More tragic than the dying bleats of summer is this sad story: Big Data is not intrinsically suited to analytics.
I’m sorry, but it’s true. Distributed storage and massive scale can make data hard to find. Lack of normalization and structure means an analyst often has a lot of hamster-wheeling to do just to know what the data is — much less combine it with other sources. Add to this the challenge of simultaneous batch and streaming processing and a legacy of marketing analysts who are whizzes with Adobe and Google Analytics but not SQL, much less statistical programming languages such as SAS and R.
Advanced analytics for marketing is not synonymous with Big Data, and vice versa. Adoption of pure Big Data analytics, such as MapReduce/NoSQL engines, remains below 5% across most industries and company sizes, according to Gartner’s 2014 survey of analytics spending intentions. A recent Gartner survey found that 80% of analytics use cases still require a traditional data warehouse. Early exceptions are seen in media, services and communications industries, which have been aggressive in building out marketing analytics teams and staffing up centers of excellence, according to Gartner’s Survey of Data-Driven Marketing, 2015. (Clients can enjoy it here.)
Many analytics techniques can and do make use of Big Data stores, generally by transforming it into structured or semistructured formats first. These include:
- Data mining and predictive analytics
- Text and speech analytics
- Video analytics
- Social media and sentiment analysis
- Location and sensor analytics
- Machine learning
Because it is often organized in unstructured files rather than structured tables, Hadoop originally did not work with SQL. And NoSQL databases offered little support for ad hoc queries from analysts. Even basic questions could (and can) require programming skills. Open source and commercial markets have been working feverishly to fill the gap. Apache Hadoop provides SQL capabilities via Apache Hive, which is based on MapReduce. Commercial technologies including Cloudera Impala and Hortonworks, among others, provide ways to access Big Data stores for analysis. Pivotal offers a platform-as-a-service suite called Hawq to analyze data lakes. Other B.I. vendors have developed platforms with Big Data support, including Alteryx, Qlik and Splunk Hunk.
Machine learning. An area of growing interest and relevance to marketers is machine learning. This is defined as the use of software to find high-order interactions and patterns within large amounts of data in ways that surpass human capabilities. Big Data stores can provide a wealth of historical data that has simply been too voluminous and unstructured for human analysts to interrogate. And the volume and complexity of data and interactions on social networks, across marketing and advertising channels, from mobile apps and sensors, such as in-store beacons – all are ripe for scrutiny by smart machines. Frameworks for machine learning, including the widely used open source machine learning library (MLlib), are also compatible with in-memory processing models like Spark. Companies such as FICO and Microsoft offer machine learning through SaaS.

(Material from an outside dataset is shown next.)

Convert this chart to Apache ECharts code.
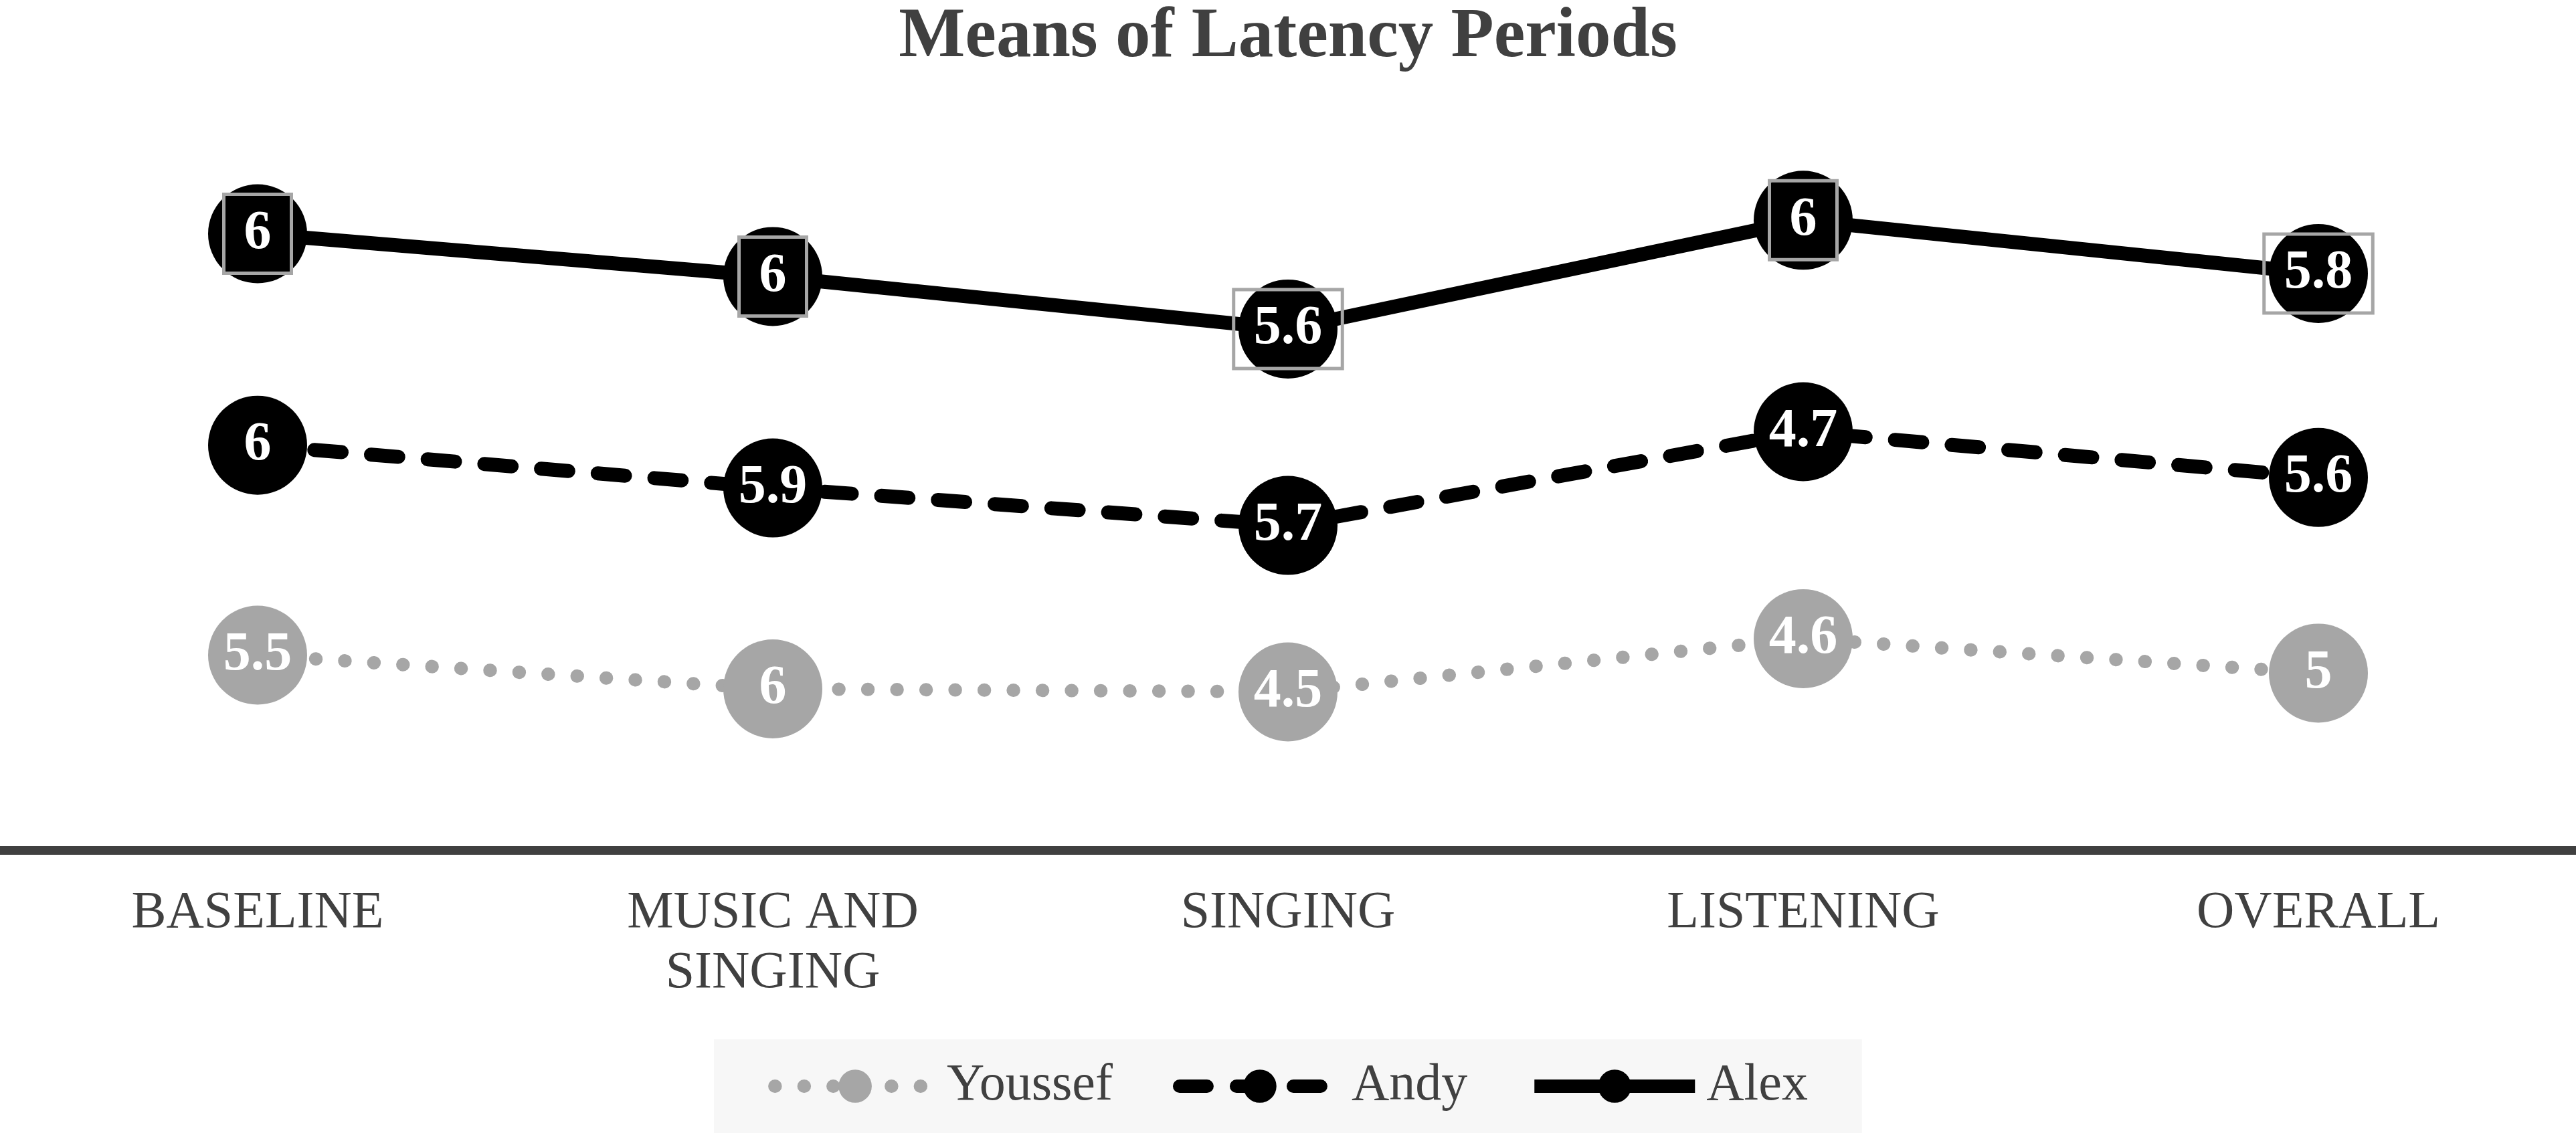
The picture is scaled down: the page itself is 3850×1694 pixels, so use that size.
<!DOCTYPE html>
<html>
<head>
<meta charset="utf-8">
<script src="https://cdn.jsdelivr.net/npm/echarts@6/dist/echarts.min.js"></script>
<style>
  html, body { margin: 0; padding: 0; background: #ffffff; }
  #chart { width: 3850px; height: 1694px; }
</style>
</head>
<body>
<div id="chart"></div>
<script>
// categories on the x axis
const categories = ['BASELINE', 'MUSIC AND\nSINGING', 'SINGING', 'LISTENING', 'OVERALL']

// plotted heights (hidden axis)
const youssefPos = [2.60, 2.15, 2.11, 2.82, 2.36]
const andyPos = [5.40, 4.83, 4.33, 5.58, 4.97]
const alexPos = [8.22, 7.65, 6.95, 8.40, 7.69]

// values printed inside the markers
const youssefLabels = ['5.5', '6', '4.5', '4.6', '5']
const andyLabels = ['6', '5.9', '5.7', '4.7', '5.6']
const alexLabels = ['6', '6', '5.6', '6', '5.8']

const serif = 'Liberation Serif'
const grey = '#a6a6a6'
const textColor = '#404040'

const chart = echarts.init(document.getElementById('chart'))

function markerLabel(labels, extra) {
    return Object.assign({
        show: true,
        position: 'inside',
        color: '#ffffff',
        fontFamily: serif,
        fontWeight: 'bold',
        fontSize: 82,
        formatter: p => labels[p.dataIndex]
    }, extra || {})
}

const option = {
    animation: false,
    backgroundColor: '#ffffff',
    title: {
        text: 'Means of Latency Periods',
        left: 'center',
        top: 4,
        padding: 0,
        textStyle: {
            fontFamily: serif,
            fontWeight: 'bold',
            fontSize: 105,
            color: textColor
        }
    },
    legend: {
        data: ['Youssef', 'Andy', 'Alex'],
        left: 'center',
        top: 1554,
        padding: [31, 81],
        itemWidth: 240,
        itemHeight: 62,
        itemGap: 90,
        backgroundColor: '#f7f7f7',
        lineStyle: { width: 20 },
        textStyle: {
            fontFamily: serif,
            fontSize: 78,
            color: textColor,
            padding: [0, 0, 0, 12]
        }
    },
    grid: {
        left: 0,
        right: 0,
        top: 150,
        bottom: 423
    },
    xAxis: {
        type: 'category',
        data: categories,
        boundaryGap: true,
        axisTick: { show: false },
        axisLine: {
            show: true,
            lineStyle: { color: textColor, width: 13 }
        },
        axisLabel: {
            interval: 0,
            margin: 50,
            fontFamily: serif,
            fontSize: 78,
            lineHeight: 90,
            color: textColor
        }
    },
    yAxis: {
        type: 'value',
        min: 0,
        max: 10,
        show: false,
        splitLine: { show: false }
    },
    series: [
        {
            name: 'Youssef',
            type: 'line',
            data: youssefPos,
            symbol: 'circle',
            symbolSize: 148,
            itemStyle: { color: grey },
            lineStyle: { color: grey, width: 20, type: [0.5, 43], cap: 'round' },
            label: markerLabel(youssefLabels)
        },
        {
            name: 'Andy',
            type: 'line',
            data: andyPos,
            symbol: 'circle',
            symbolSize: 148,
            itemStyle: { color: '#000000' },
            lineStyle: { color: '#000000', width: 21, type: [41, 44], cap: 'round' },
            label: markerLabel(andyLabels)
        },
        {
            name: 'Alex',
            type: 'line',
            data: alexPos,
            symbol: 'circle',
            symbolSize: 148,
            itemStyle: { color: '#000000' },
            lineStyle: { color: '#000000', width: 21 },
            label: markerLabel(alexLabels, {
                borderColor: grey,
                borderWidth: 5,
                padding: [18, 30]
            })
        }
    ]
}

chart.setOption(option)
window.addEventListener('resize', () => {
    chart.resize()
})
</script>
</body>
</html>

Open source tools. Clearly, open source permeates Big Data storage and processing. The same is true of analytics. Commercial statistical programming languages such as SAS and SPSS have long been used by advanced marketing analysts, and are of course still relevant. Most analysts are also aware of open source tools widely used in the context of Big Data. These include R, Python and Weka (now Pentaho Data Mining). They provide an ever-evolving and powerful set of methods and an active global community of users that are continually adding features to support marketers’ needs.
Lower cost, certain features, and continual updates open source analytics tools an attractive complement to commercial software in some situations. (Common data exploration tools such as Tableau all support R.) For example, Audi USA’s digital marketing agency AKQA developed a number of R models to deliver more personalized images and content on the website for returning visitors, as well as to suggest options for the car configurator based on the users’ previous behavior.
Talent gaps. Advanced analytics talent is in short supply everywhere, and the “data science gap” is particularly acute in marketing. Gartner’s March 2014 survey of data-driven marketers found that 54% of organizations got big data analysts from internal development, 32% relied on consultants, and only 13% were able to bring on outside talent. Gartner clients report real problems with both training and retention.
The good news is that skills are becoming more common as analysts enroll in coursework or teach themselves how to fish. Big Data infrastructure and statistical languages are not easy to master, but they are relatively easy for an experienced analyst to start using. Online learning modules and communities such as StackOverflow abound. As skills improve at the same time that traditional marketing analytics tools add more capabilities in familiar interfaces, we expect the pain to subside.